Start DATA FOR PROCESSING

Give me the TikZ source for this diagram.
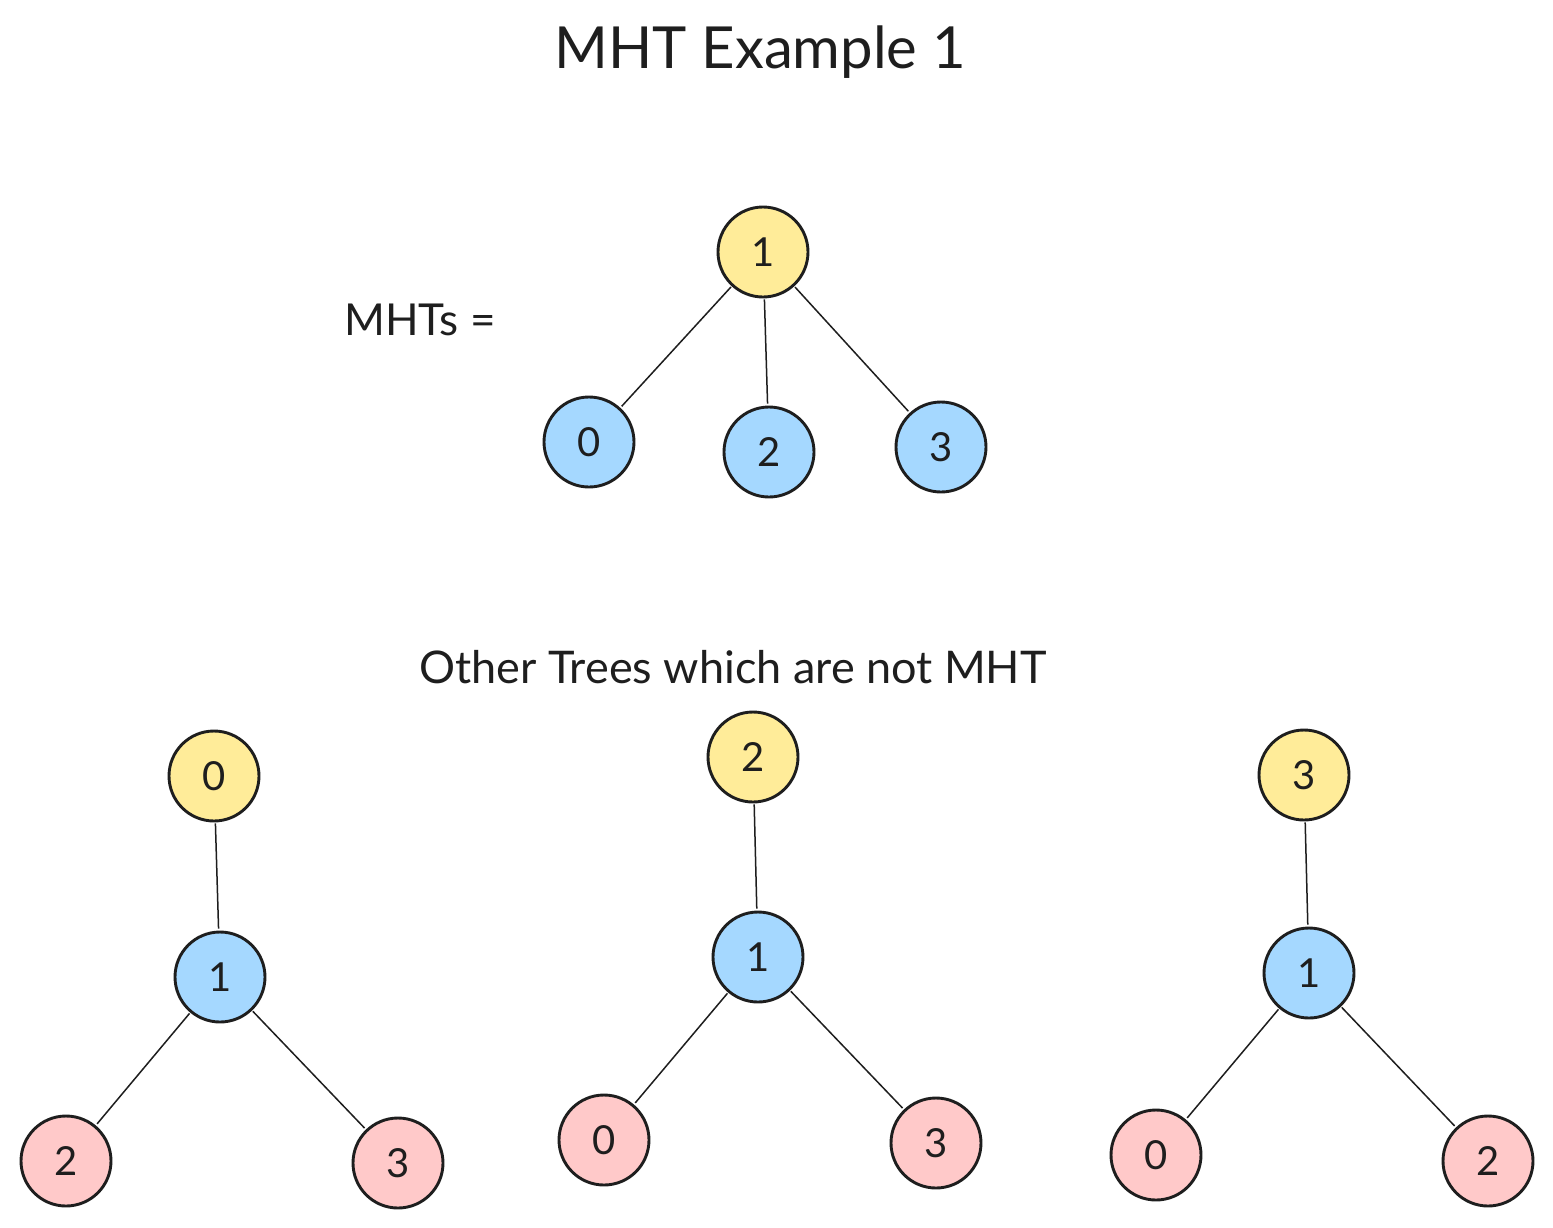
\documentclass[tikz,border=0pt]{standalone}
\usepackage{fontspec}
\setmainfont{Lato}
\definecolor{ink}{HTML}{1E1E1E}
\definecolor{yel}{HTML}{FFEC99}
\definecolor{blu}{HTML}{A5D8FF}
\definecolor{pnk}{HTML}{FFC9C9}
\tikzset{
  vtx/.style={circle, draw=ink, line width=2.9pt, minimum size=90pt, inner sep=0pt, text=ink,
    font=\fontsize{40}{40}\selectfont},
  rootv/.style={vtx, fill=yel},
  midv/.style={vtx, fill=blu},
  leafv/.style={vtx, fill=pnk},
  edge/.style={draw=ink, line width=1.5pt, shorten <=1pt, shorten >=2pt},
  lbl/.style={text=ink, inner sep=0pt}
}
\begin{document}
\begin{tikzpicture}[x=1pt,y=-1pt]
\useasboundingbox[fill=white] (0,0) rectangle (1553,1227);
% title
\node[lbl, font=\fontsize{58}{58}\selectfont] (title) at (760,52) {MHT Example 1};
\node[lbl, font=\fontsize{44}{44}\selectfont] (mhts) at (420,320) {MHTs =};
\node[lbl, font=\fontsize{45}{45}\selectfont] (other) at (733,667) {Other Trees which are not MHT};
% top tree
\node[rootv] (t1) at (763,252) {1};
\node[midv] (t0) at (589,442) {0};
\node[midv] (t2) at (769,452) {2};
\node[midv] (t3) at (941,447) {3};
\draw[edge] (t1) -- (t0);
\draw[edge] (t1) -- (t2);
\draw[edge] (t1) -- (t3);
% left tree
\node[rootv] (a0) at (214,776) {0};
\node[midv] (a1) at (220,977) {1};
\node[leafv] (a2) at (66,1161) {2};
\node[leafv] (a3) at (398,1163) {3};
\draw[edge] (a0) -- (a1);
\draw[edge] (a1) -- (a2);
\draw[edge] (a1) -- (a3);
% middle tree
\node[rootv] (b2) at (753,757) {2};
\node[midv] (b1) at (758,957) {1};
\node[leafv] (b0) at (604,1140) {0};
\node[leafv] (b3) at (936,1143) {3};
\draw[edge] (b2) -- (b1);
\draw[edge] (b1) -- (b0);
\draw[edge] (b1) -- (b3);
% right tree
\node[rootv] (c3) at (1304,775) {3};
\node[midv] (c1) at (1309,973) {1};
\node[leafv] (c0) at (1156,1155) {0};
\node[leafv] (c2) at (1488,1161) {2};
\draw[edge] (c3) -- (c1);
\draw[edge] (c1) -- (c0);
\draw[edge] (c1) -- (c2);
\end{tikzpicture}
\end{document}
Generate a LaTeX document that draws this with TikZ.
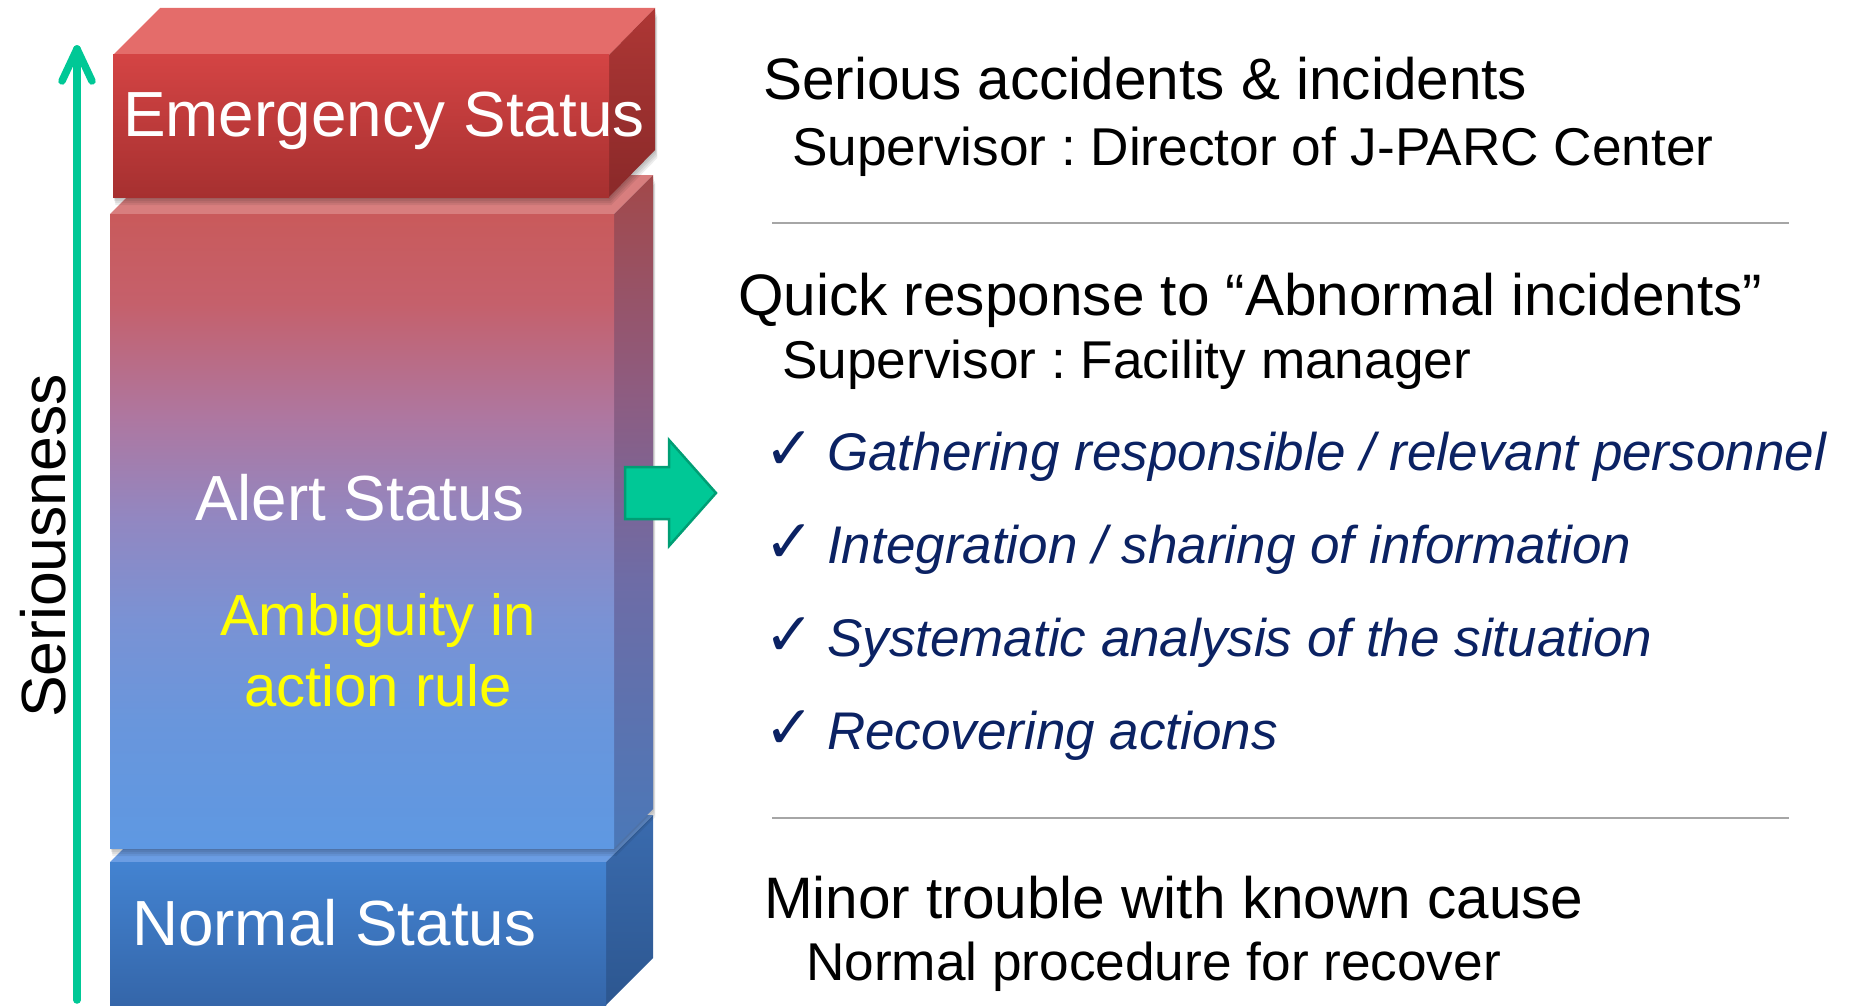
\documentclass[tikz,border=0pt]{standalone}
\usepackage{fontspec}
\setmainfont{Liberation Sans}
\newfontfamily\symfont{DejaVu Sans}
\usetikzlibrary{calc}
\frenchspacing

% palette
\definecolor{seagreen}{HTML}{00C896}
\definecolor{seaedge}{HTML}{009E74}
\definecolor{navy}{HTML}{0B2263}
\definecolor{sepgray}{HTML}{A6A6A6}
\definecolor{amber}{HTML}{FFFF00}
% emergency block
\definecolor{emTop}{HTML}{E46C6A}
\definecolor{emFt}{HTML}{D44444}
\definecolor{emFb}{HTML}{A63030}
\definecolor{emSt}{HTML}{AE3735}
\definecolor{emSb}{HTML}{8A2929}
% alert block
\definecolor{alTop}{HTML}{D87E7E}
\definecolor{alFt}{HTML}{C95A5B}
\definecolor{alF0}{HTML}{C5606B}
\definecolor{alF1}{HTML}{AE77A0}
\definecolor{alF2}{HTML}{9287C1}
\definecolor{alF3}{HTML}{7A92D4}
\definecolor{alF4}{HTML}{6996DC}
\definecolor{alFb}{HTML}{5E98E2}
\definecolor{alSt}{HTML}{A24849}
\definecolor{alS1}{HTML}{8E5C80}
\definecolor{alS2}{HTML}{6E6CA6}
\definecolor{alSb}{HTML}{4A78B8}
% normal block
\definecolor{noTop}{HTML}{6B9DE3}
\definecolor{noFt}{HTML}{4383D1}
\definecolor{noFb}{HTML}{3465A8}
\definecolor{noSt}{HTML}{3A6BAE}
\definecolor{noSb}{HTML}{2C568F}

% red-to-blue gradients of the tall middle block
\pgfdeclareverticalshading{alertfront}{100bp}{color(0bp)=(alFb); color(25bp)=(alFb);
  color(35bp)=(alF4); color(43bp)=(alF3); color(51bp)=(alF2); color(59bp)=(alF1);
  color(68bp)=(alF0); color(75bp)=(alFt); color(100bp)=(alFt)}
\pgfdeclareverticalshading{alertside}{100bp}{color(0bp)=(alSb); color(25bp)=(alSb);
  color(45bp)=(alS2); color(59bp)=(alS1); color(75bp)=(alSt); color(100bp)=(alSt)}

\tikzset{
  boxlabel/.style={text=white, inner sep=0pt, font=\fontsize{63.8}{70}\selectfont},
  ambig/.style={text=amber, inner sep=0pt, anchor=base, font=\fontsize{58}{66}\selectfont},
  headline/.style={text=black, inner sep=0pt, anchor=base west, font=\fontsize{58.5}{66}\selectfont},
  subline/.style={text=black, inner sep=0pt, anchor=base west, font=\fontsize{53.2}{60}\selectfont},
  item/.style={text=navy, inner sep=0pt, anchor=base west, font=\fontsize{53}{60}\selectfont\itshape},
  tick/.style={text=navy, inner sep=0pt, anchor=base west, font=\symfont\fontsize{60}{64}\selectfont},
  sepline/.style={draw=sepgray, line width=2pt},
  greenline/.style={draw=seagreen, line width=7.5pt, line cap=round, line join=round},
  blockarrow/.style={fill=seagreen, draw=seaedge, line width=2.5pt, line join=miter},
  softshadow/.style={fill=black, opacity=0.07},
}

\begin{document}
\begin{tikzpicture}[x=1pt, y=-1pt]
\useasboundingbox (0,0) rectangle (1850,1006);

% ---------- Normal Status block (bottom) ----------
\fill[noTop] (110,862) -- (157,815) -- (653,815) -- (606,862) -- cycle;
\shade[top color=noSt, bottom color=noSb] (606,862) -- (653,815) -- (653,958) -- (606,1005) -- (606,1010) -- cycle;
\shade[top color=noFt, bottom color=noFb] (110,862) rectangle (606,1010);

% shadow of the middle block
\foreach \d in {2,4,6,8}
  \fill[softshadow] (110+0.3*\d,214+\d) -- (614+0.3*\d,214+\d) -- (653+0.3*\d,175+\d) -- (653+0.3*\d,809+\d) -- (614+0.3*\d,848+\d) -- (110+0.3*\d,848+\d) -- cycle;

% ---------- Alert Status block (middle) ----------
\fill[alTop] (110,214) -- (149,175) -- (653,175) -- (614,214) -- cycle;
\shade[shading=alertside] (614,214) -- (653,175) -- (653,809) -- (614,848) -- cycle;
\shade[shading=alertfront] (110,214) rectangle (614,848);

% shadow of the top block
\foreach \d in {2,4,6,8}
  \fill[softshadow] (113+0.3*\d,55+\d) -- (609+0.3*\d,55+\d) -- (655+0.3*\d,8+\d) -- (655+0.3*\d,150+\d) -- (609+0.3*\d,197+\d) -- (113+0.3*\d,197+\d) -- cycle;

% ---------- Emergency Status block (top) ----------
\fill[emTop] (113,55) -- (160,8) -- (655,8) -- (609,55) -- cycle;
\shade[top color=emSt, bottom color=emSb] (609,55) -- (655,8) -- (655,150) -- (609,197) -- cycle;
\shade[top color=emFt, bottom color=emFb] (113,55) rectangle (609,197);

% block labels
\node[boxlabel, anchor=base west] (emer) at (123,137) {Emergency Status};
\node[boxlabel, anchor=base] (alert) at (360,520) {Alert Status};
\node[ambig] (amb1) at (378,635) {Ambiguity in};
\node[ambig] (amb2) at (378,706) {action rule};
\node[boxlabel, anchor=base west] (normal) at (132,945) {Normal Status};

% ---------- seriousness axis ----------
\coordinate (axbase) at (77,1000);
\coordinate (axtip) at (77,49);
\draw[greenline] (axbase) -- (axtip);
\draw[greenline] ($(axtip)+(-15,32)$) -- (axtip) -- ($(axtip)+(15,32)$);
\node[inner sep=0pt, rotate=90, anchor=base, font=\fontsize{62.5}{70}\selectfont] (seri) at (65,546) {Seriousness};

% ---------- block arrow to the alert description ----------
\coordinate (ba) at (625,467);
\draw[blockarrow] (ba) -- ++(44,0) -- ++(0,-27) -- ++(47,53) -- ++(-47,53) -- ++(0,-27) -- ++(-44,0) -- cycle;

% ---------- descriptions ----------
\node[headline] (t1) at (763,100) {Serious accidents \& incidents};
\node[subline] (t1s) at (792,165) {Supervisor : Director of J-PARC Center};

\coordinate (s1a) at (772,223);
\coordinate (s1b) at (1789,223);
\draw[sepline] (s1a) -- (s1b);

\node[headline] (t2) at (738,315) {Quick response to “Abnormal incidents”};
\node[subline] (t2s) at (782,378) {Supervisor : Facility manager};

\node[tick] (c1) at (764,469) {✓};
\node[item] (i1) at (827,470) {Gathering responsible / relevant personnel};
\node[tick] (c2) at (764,562) {✓};
\node[item] (i2) at (827,563) {Integration / sharing of information};
\node[tick] (c3) at (764,655) {✓};
\node[item] (i3) at (827,656) {Systematic analysis of the situation};
\node[tick] (c4) at (764,748) {✓};
\node[item] (i4) at (827,749) {Recovering actions};

\coordinate (s2a) at (772,818);
\coordinate (s2b) at (1789,818);
\draw[sepline] (s2a) -- (s2b);

\node[headline] (t3) at (764,918) {Minor trouble with known cause};
\node[subline] (t3s) at (806,980) {Normal procedure for recover};
\end{tikzpicture}
\end{document}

End DATA FOR PROCESSING

*EXERCISE*.
Copy each line of the listing that holds the word "this".

*FULL OUTPUT*.
Give me the TikZ source for this diagram.
Generate a LaTeX document that draws this with TikZ.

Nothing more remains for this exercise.